March 15th, 2009 § 1 comment

Hedda Gabler has recently been revived on Broadway with a prestigious cast and director, an awaited revival that revealed a disastrous interpretation filled with stilted performances—I can’t help but wonder why this play and why now. Being a critic by nature, or rather because of five years of art school, even I was not as unforgiving as the new york times or the new yorker. The play, like most, had its brilliant moments, and the rest was awkward at best. Interestingly, the better moments were brought about through the reinterpretations of the text, small alterations and additions to words and gestures that brought to life a little of the drama Ibsen likely had in mind, and that was so lacking in Sunday nights performance.

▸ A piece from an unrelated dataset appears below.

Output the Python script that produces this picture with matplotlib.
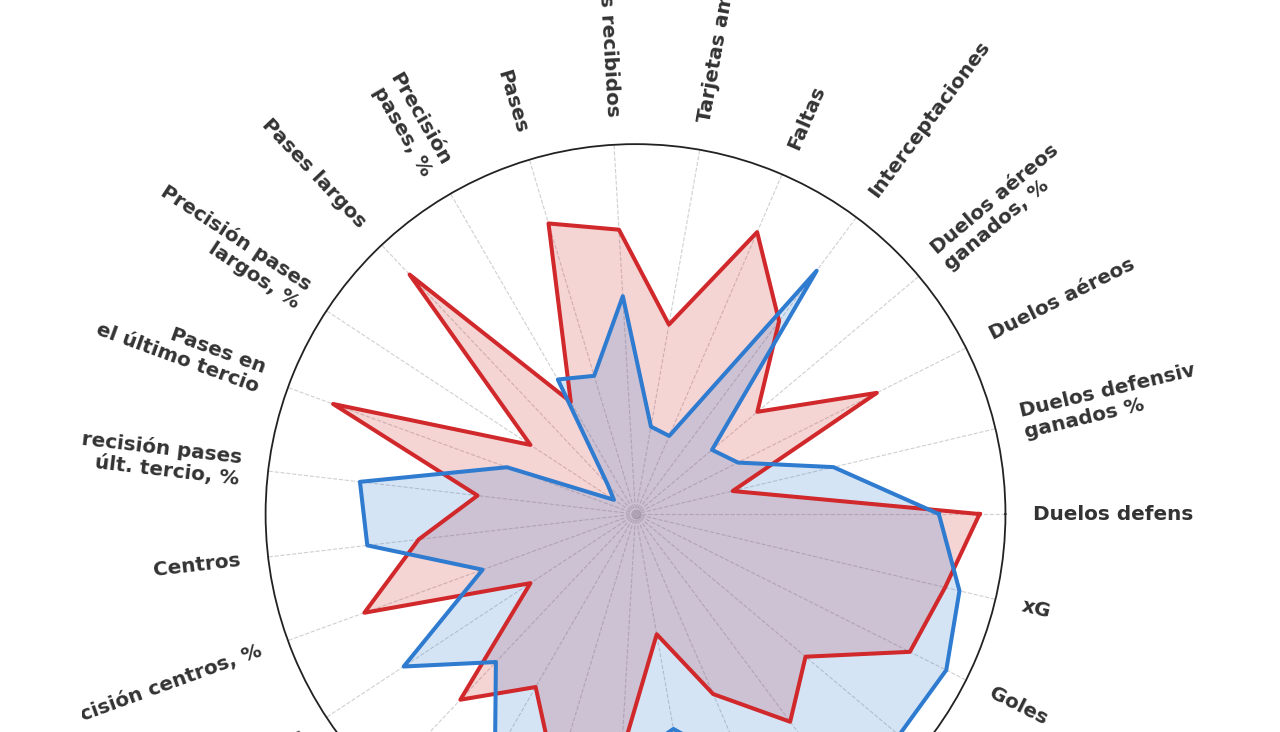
import numpy as np
import matplotlib
matplotlib.use("Agg")
import matplotlib.pyplot as plt
from matplotlib.transforms import Bbox, TransformedBbox

# categorias (sentido antihorario desde la derecha)
labels = ["Duelos defensivos", "Duelos defensivos\nganados %", "Duelos aéreos",
          "Duelos aéreos\nganados, %", "Interceptaciones", "Faltas",
          "Tarjetas amarillas", "Pases recibidos", "Pases", "Precisión\npases, %",
          "Pases largos", "Precisión pases\nlargos, %", "Pases en\nel último tercio",
          "Precisión pases\núlt. tercio, %", "Centros", "Precisión centros, %",
          "Regates", "Regates\nexitosos, %", "Carreras en\nprogresión", "Aceleraciones",
          "Toques en\nel área", "Remates", "Remates a\nportería, %", "Asistencias",
          "xA", "Goles", "xG"]

jugador_a = [93, 27, 73, 43, 65, 83, 52, 77, 82, 35, 89, 34, 87, 43, 59, 78,
             34, 69, 54, 75, 65, 33, 53, 70, 60, 83, 86]
jugador_b = [82, 55, 31, 27, 82, 23, 24, 59, 39, 42, 11, 7, 37, 75, 73, 44,
             75, 55, 76, 70, 68, 59, 75, 85, 93, 94, 90]

rojo = "#d0282b"
azul = "#2e7bd0"

n = len(labels)
angles = np.linspace(0, 2 * np.pi, n, endpoint=False)
ang_c = np.concatenate([angles, angles[:1]])

fig = plt.figure(figsize=(12.8, 7.32), dpi=100)
ax = fig.add_axes([0.2075, -0.2077, 0.578, 1.0109], projection="polar")

ax.set_ylim(0, 100)
ax.set_xticks(angles)
ax.set_xticklabels([])
ax.set_yticks([])
ax.xaxis.grid(True, linestyle="--", color="#d0d0d0", linewidth=0.8)
ax.yaxis.grid(False)
ax.spines["polar"].set_color("#222222")
ax.spines["polar"].set_linewidth(1.3)

for vals, col in [(jugador_a, rojo), (jugador_b, azul)]:
    v = np.concatenate([vals, vals[:1]])
    ax.fill(ang_c, v, color=col, alpha=0.2, zorder=2)
    ax.plot(ang_c, v, color=col, linewidth=2.9, zorder=3)

ax.plot(0, 0, "o", color="#bdbdbd", markersize=6, zorder=1)

# la imagen original recorta los textos a los lados
clip = TransformedBbox(Bbox.from_extents(82 / 1280, 0, 1195 / 1280, 1), fig.transFigure)

for a, lab in zip(angles, labels):
    deg = np.degrees(a)
    if 90 < deg <= 270:
        rot, ha = deg - 180, "right"
    else:
        rot, ha = (deg if deg <= 90 else deg - 360), "left"
    t = ax.text(a, 107.5, lab, rotation=rot, rotation_mode="anchor", ha=ha,
                va="center", fontsize=14.4, fontweight="bold", color="#333333",
                linespacing=1.15)
    t.set_clip_box(clip)
    t.set_clip_on(True)

fig.savefig("out.png", dpi=100)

Ibsen, I have often thought, is more a feminist than most women who call themselves that. Watching last weekend’s performance I realized it was easier to misunderstand Hedda as a monstrous being without passion or feeling than to paint her in the light of the causes for those feelings. Rereading the play, I found that as unlikely as the story seemed onstage, there were small moments in the text that still ring sharply true. Her dialogue remains a critique of the obviousness and manipulation of the opposite sex, a thoughtlessness that over the last centuries has simply shifted, and has not yet disappeared. Hedda is not haunted and harassed by inner demons, she possesses a deformed conscience because she is fraught with discontent at her complete lack of control, over herself, her life, and those around her that she desperately tries to influence. In a rare moment of enthusiasm, when she believes her old lover has committed suicide at her insisting she states, “it’s liberating to know that there can still actually be a free and courageous action in this world. Something that shimmers with spontaneous beauty.” Though this notion is hastily stamped out it is as close as Hedda comes to disclosing her desire, and even hope, for life. Though the revival dwells on her talent for “feeling dead,” a line altered from “boring myself to death,” she is neither bored nor dead, and reading her frustrations as such is a dismissal of the insightful brilliance of Ibsen’s character.